TO DO:
Leave out the pictures, then reproduce the rest of the material exactly.

══════

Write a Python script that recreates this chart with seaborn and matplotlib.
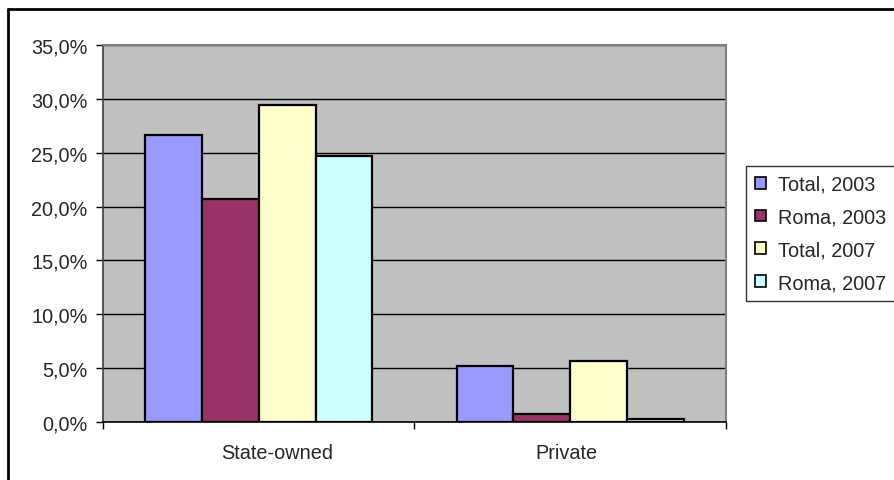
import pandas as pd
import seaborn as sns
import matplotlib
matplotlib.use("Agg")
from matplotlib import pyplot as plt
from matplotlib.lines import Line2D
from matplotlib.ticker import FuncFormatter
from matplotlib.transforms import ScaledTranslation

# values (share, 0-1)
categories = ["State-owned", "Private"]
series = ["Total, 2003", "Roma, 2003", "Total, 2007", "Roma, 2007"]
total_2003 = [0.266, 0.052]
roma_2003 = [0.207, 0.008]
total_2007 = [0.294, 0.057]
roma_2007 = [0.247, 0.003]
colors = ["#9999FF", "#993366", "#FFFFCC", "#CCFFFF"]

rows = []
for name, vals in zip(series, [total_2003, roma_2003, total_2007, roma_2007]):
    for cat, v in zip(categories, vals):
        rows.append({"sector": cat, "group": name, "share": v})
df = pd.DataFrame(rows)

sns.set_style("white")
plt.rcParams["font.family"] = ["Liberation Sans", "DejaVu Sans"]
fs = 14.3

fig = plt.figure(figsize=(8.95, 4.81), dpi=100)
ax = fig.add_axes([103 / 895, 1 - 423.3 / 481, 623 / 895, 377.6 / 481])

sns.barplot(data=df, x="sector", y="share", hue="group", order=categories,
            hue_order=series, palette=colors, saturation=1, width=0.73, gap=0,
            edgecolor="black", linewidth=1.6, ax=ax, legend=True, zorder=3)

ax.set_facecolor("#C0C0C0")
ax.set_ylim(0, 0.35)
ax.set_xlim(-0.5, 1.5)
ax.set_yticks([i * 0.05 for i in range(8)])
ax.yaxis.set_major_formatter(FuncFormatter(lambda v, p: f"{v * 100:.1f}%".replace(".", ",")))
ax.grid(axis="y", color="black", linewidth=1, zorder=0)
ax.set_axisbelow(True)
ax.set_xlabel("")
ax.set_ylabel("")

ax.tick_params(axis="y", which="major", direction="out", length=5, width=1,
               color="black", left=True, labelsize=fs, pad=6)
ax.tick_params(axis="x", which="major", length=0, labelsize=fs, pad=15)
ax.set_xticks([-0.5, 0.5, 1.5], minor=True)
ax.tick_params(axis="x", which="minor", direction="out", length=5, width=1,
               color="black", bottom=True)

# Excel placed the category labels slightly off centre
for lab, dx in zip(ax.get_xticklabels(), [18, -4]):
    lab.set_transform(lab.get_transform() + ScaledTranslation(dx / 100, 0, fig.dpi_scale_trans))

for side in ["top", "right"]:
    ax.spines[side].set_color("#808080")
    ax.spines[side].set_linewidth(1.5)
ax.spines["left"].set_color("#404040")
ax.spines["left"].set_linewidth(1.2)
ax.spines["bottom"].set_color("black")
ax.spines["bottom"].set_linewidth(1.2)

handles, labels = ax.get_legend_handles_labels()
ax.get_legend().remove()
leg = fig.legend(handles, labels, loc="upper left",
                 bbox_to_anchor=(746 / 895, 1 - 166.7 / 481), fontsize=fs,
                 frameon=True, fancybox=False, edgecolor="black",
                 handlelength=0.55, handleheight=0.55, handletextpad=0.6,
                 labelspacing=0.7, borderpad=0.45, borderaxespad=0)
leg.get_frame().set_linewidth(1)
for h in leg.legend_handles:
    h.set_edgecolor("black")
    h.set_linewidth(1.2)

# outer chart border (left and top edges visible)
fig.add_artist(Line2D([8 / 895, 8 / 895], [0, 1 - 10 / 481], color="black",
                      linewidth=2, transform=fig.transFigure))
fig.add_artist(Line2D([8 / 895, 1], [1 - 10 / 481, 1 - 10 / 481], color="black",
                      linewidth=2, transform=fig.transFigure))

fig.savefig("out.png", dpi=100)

══════

ANSWER FOR THE TASK:
Write a Python script that recreates this chart with seaborn and matplotlib.
import pandas as pd
import seaborn as sns
import matplotlib
matplotlib.use("Agg")
from matplotlib import pyplot as plt
from matplotlib.lines import Line2D
from matplotlib.ticker import FuncFormatter
from matplotlib.transforms import ScaledTranslation

# values (share, 0-1)
categories = ["State-owned", "Private"]
series = ["Total, 2003", "Roma, 2003", "Total, 2007", "Roma, 2007"]
total_2003 = [0.266, 0.052]
roma_2003 = [0.207, 0.008]
total_2007 = [0.294, 0.057]
roma_2007 = [0.247, 0.003]
colors = ["#9999FF", "#993366", "#FFFFCC", "#CCFFFF"]

rows = []
for name, vals in zip(series, [total_2003, roma_2003, total_2007, roma_2007]):
    for cat, v in zip(categories, vals):
        rows.append({"sector": cat, "group": name, "share": v})
df = pd.DataFrame(rows)

sns.set_style("white")
plt.rcParams["font.family"] = ["Liberation Sans", "DejaVu Sans"]
fs = 14.3

fig = plt.figure(figsize=(8.95, 4.81), dpi=100)
ax = fig.add_axes([103 / 895, 1 - 423.3 / 481, 623 / 895, 377.6 / 481])

sns.barplot(data=df, x="sector", y="share", hue="group", order=categories,
            hue_order=series, palette=colors, saturation=1, width=0.73, gap=0,
            edgecolor="black", linewidth=1.6, ax=ax, legend=True, zorder=3)

ax.set_facecolor("#C0C0C0")
ax.set_ylim(0, 0.35)
ax.set_xlim(-0.5, 1.5)
ax.set_yticks([i * 0.05 for i in range(8)])
ax.yaxis.set_major_formatter(FuncFormatter(lambda v, p: f"{v * 100:.1f}%".replace(".", ",")))
ax.grid(axis="y", color="black", linewidth=1, zorder=0)
ax.set_axisbelow(True)
ax.set_xlabel("")
ax.set_ylabel("")

ax.tick_params(axis="y", which="major", direction="out", length=5, width=1,
               color="black", left=True, labelsize=fs, pad=6)
ax.tick_params(axis="x", which="major", length=0, labelsize=fs, pad=15)
ax.set_xticks([-0.5, 0.5, 1.5], minor=True)
ax.tick_params(axis="x", which="minor", direction="out", length=5, width=1,
               color="black", bottom=True)

# Excel placed the category labels slightly off centre
for lab, dx in zip(ax.get_xticklabels(), [18, -4]):
    lab.set_transform(lab.get_transform() + ScaledTranslation(dx / 100, 0, fig.dpi_scale_trans))

for side in ["top", "right"]:
    ax.spines[side].set_color("#808080")
    ax.spines[side].set_linewidth(1.5)
ax.spines["left"].set_color("#404040")
ax.spines["left"].set_linewidth(1.2)
ax.spines["bottom"].set_color("black")
ax.spines["bottom"].set_linewidth(1.2)

handles, labels = ax.get_legend_handles_labels()
ax.get_legend().remove()
leg = fig.legend(handles, labels, loc="upper left",
                 bbox_to_anchor=(746 / 895, 1 - 166.7 / 481), fontsize=fs,
                 frameon=True, fancybox=False, edgecolor="black",
                 handlelength=0.55, handleheight=0.55, handletextpad=0.6,
                 labelspacing=0.7, borderpad=0.45, borderaxespad=0)
leg.get_frame().set_linewidth(1)
for h in leg.legend_handles:
    h.set_edgecolor("black")
    h.set_linewidth(1.2)

# outer chart border (left and top edges visible)
fig.add_artist(Line2D([8 / 895, 8 / 895], [0, 1 - 10 / 481], color="black",
                      linewidth=2, transform=fig.transFigure))
fig.add_artist(Line2D([8 / 895, 1], [1 - 10 / 481, 1 - 10 / 481], color="black",
                      linewidth=2, transform=fig.transFigure))

fig.savefig("out.png", dpi=100)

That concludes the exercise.